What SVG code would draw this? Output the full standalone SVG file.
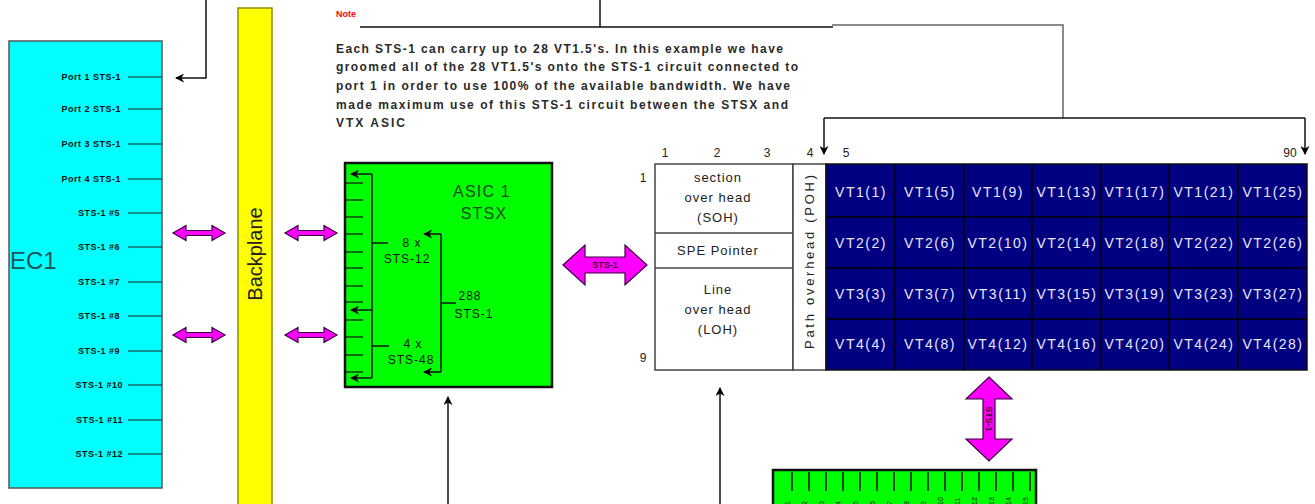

========================================

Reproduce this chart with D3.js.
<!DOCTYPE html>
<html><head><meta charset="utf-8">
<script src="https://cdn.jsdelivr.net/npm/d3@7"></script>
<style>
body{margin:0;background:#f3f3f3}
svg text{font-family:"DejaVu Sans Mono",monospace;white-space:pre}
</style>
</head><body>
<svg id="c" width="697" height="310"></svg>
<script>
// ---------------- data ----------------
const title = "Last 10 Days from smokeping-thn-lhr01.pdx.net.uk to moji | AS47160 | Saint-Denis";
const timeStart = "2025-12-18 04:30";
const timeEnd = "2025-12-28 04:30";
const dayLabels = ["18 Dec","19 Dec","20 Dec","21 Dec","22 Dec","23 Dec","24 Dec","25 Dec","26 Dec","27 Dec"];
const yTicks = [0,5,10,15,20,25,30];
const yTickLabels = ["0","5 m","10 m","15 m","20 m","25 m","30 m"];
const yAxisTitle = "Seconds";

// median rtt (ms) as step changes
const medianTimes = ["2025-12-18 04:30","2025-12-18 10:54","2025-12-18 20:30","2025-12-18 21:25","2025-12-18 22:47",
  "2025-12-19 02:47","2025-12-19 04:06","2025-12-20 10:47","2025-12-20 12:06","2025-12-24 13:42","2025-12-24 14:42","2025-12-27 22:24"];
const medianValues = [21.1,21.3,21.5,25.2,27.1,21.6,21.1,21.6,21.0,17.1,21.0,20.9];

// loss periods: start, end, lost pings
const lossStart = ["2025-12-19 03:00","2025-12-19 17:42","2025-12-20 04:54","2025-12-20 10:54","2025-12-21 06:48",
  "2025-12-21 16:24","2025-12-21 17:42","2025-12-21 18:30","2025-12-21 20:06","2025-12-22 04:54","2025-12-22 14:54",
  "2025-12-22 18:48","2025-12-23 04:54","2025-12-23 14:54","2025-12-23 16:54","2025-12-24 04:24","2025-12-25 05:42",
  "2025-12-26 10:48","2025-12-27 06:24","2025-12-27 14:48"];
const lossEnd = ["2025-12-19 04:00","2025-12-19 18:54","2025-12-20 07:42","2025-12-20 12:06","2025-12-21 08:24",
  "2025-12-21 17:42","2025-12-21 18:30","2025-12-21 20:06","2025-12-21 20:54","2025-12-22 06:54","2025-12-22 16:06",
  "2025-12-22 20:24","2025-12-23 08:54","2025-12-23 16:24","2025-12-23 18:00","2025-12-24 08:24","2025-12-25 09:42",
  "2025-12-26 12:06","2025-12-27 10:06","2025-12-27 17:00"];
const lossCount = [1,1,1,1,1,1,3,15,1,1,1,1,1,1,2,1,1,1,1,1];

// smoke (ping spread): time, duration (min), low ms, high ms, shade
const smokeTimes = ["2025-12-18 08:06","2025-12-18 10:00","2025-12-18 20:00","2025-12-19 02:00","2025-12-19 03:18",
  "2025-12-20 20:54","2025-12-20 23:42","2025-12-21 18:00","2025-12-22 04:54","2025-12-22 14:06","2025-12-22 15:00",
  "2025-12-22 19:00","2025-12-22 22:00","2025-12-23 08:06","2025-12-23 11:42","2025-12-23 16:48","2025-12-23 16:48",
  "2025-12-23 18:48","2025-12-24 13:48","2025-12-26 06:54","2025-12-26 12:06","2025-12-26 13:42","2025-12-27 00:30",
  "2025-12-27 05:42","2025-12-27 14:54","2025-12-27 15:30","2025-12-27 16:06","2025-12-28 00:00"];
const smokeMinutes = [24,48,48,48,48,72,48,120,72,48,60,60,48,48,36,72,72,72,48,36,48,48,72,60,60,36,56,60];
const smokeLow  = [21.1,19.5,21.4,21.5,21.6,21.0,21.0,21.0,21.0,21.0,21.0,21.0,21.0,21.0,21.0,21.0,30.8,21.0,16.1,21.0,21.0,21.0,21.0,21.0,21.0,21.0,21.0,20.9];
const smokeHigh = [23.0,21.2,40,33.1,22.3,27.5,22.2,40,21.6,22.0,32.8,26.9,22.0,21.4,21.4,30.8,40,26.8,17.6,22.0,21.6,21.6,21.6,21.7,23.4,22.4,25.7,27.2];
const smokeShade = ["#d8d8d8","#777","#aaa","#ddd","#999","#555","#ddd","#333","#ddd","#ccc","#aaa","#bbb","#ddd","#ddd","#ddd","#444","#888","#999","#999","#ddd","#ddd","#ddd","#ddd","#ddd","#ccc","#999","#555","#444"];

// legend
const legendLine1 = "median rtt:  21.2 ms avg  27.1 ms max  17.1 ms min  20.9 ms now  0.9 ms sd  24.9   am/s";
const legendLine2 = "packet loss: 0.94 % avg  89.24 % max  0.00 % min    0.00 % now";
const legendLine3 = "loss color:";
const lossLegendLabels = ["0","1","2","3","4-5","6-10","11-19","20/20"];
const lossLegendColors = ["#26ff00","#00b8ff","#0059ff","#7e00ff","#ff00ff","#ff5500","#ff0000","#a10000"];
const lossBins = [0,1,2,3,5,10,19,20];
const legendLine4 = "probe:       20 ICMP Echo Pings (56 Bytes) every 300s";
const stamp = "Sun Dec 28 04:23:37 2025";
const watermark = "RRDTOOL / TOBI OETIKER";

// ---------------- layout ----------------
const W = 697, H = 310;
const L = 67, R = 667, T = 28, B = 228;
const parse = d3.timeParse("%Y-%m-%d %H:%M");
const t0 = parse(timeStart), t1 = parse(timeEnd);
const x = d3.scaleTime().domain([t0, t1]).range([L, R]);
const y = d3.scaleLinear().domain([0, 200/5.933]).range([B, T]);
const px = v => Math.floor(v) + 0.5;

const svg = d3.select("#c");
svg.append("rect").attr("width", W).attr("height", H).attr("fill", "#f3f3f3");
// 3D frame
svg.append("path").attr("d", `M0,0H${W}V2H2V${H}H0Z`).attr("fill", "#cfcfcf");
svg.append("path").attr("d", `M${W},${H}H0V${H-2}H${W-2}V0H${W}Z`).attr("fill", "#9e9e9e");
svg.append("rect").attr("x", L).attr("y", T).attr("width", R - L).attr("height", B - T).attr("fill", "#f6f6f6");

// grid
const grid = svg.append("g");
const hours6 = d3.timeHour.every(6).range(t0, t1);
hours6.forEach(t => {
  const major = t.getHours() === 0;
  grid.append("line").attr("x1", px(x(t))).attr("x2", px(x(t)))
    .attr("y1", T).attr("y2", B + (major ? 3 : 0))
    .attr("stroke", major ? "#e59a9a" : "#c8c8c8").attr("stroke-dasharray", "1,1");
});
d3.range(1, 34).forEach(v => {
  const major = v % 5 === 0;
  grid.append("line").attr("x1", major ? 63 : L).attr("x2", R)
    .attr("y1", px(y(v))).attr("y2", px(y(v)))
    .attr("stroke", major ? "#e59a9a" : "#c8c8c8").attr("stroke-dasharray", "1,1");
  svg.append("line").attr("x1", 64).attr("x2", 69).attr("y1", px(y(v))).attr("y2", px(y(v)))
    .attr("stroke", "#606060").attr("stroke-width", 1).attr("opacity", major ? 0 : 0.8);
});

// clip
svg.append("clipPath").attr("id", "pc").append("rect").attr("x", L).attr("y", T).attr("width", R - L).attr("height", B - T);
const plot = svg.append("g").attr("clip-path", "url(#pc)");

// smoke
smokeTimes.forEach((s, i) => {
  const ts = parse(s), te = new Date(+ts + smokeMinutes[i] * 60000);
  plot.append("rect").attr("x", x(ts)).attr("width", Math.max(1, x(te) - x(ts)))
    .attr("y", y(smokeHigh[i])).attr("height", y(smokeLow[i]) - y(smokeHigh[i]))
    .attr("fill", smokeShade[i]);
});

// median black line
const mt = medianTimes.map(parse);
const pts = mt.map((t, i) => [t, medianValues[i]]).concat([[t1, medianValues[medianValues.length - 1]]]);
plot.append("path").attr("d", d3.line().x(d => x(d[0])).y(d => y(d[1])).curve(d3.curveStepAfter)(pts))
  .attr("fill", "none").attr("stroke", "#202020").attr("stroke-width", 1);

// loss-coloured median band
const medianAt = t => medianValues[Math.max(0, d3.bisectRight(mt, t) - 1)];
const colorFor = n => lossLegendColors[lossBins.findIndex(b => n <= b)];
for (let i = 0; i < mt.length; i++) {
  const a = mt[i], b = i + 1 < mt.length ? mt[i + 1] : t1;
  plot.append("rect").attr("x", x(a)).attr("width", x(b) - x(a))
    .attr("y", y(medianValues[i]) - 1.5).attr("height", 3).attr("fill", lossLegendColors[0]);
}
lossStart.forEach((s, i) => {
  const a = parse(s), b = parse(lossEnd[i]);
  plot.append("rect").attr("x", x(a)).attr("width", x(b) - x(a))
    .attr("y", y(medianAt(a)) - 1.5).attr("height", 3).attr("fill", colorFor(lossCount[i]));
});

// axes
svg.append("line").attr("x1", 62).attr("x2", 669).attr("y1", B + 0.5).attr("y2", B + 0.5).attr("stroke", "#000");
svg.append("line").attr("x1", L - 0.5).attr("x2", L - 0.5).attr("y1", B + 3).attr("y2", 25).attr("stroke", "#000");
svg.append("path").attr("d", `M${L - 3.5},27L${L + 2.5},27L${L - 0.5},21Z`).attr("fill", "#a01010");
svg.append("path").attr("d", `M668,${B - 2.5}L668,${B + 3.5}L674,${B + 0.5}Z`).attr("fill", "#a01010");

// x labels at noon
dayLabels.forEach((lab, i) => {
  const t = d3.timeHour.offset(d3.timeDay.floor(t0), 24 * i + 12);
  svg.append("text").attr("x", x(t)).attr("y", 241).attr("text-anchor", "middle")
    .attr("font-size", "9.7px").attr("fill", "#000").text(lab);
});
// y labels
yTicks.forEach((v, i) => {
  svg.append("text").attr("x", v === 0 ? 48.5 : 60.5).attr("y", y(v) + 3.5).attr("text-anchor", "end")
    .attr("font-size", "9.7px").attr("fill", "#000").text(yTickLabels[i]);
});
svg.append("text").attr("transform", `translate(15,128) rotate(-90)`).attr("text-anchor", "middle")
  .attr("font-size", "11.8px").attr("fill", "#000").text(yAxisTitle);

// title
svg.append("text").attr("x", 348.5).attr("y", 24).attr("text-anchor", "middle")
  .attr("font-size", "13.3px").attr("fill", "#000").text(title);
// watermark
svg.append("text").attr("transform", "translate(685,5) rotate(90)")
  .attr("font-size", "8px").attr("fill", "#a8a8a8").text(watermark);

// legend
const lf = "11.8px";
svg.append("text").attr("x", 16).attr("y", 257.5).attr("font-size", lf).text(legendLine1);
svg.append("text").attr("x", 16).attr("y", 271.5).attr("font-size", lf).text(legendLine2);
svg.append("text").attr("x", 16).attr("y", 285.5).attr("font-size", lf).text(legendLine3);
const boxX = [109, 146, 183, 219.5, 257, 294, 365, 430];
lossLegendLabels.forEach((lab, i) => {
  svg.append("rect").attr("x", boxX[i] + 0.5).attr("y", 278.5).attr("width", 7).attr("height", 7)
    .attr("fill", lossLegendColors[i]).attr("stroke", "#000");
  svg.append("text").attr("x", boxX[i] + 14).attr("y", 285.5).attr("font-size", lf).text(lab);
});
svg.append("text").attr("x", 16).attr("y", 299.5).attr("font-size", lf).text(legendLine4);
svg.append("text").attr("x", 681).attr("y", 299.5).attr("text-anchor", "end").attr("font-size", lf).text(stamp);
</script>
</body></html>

========================================

## TASK
Find how many lines of the entries contain "this". Respond with the number only.

## RESPONSE BELOW
2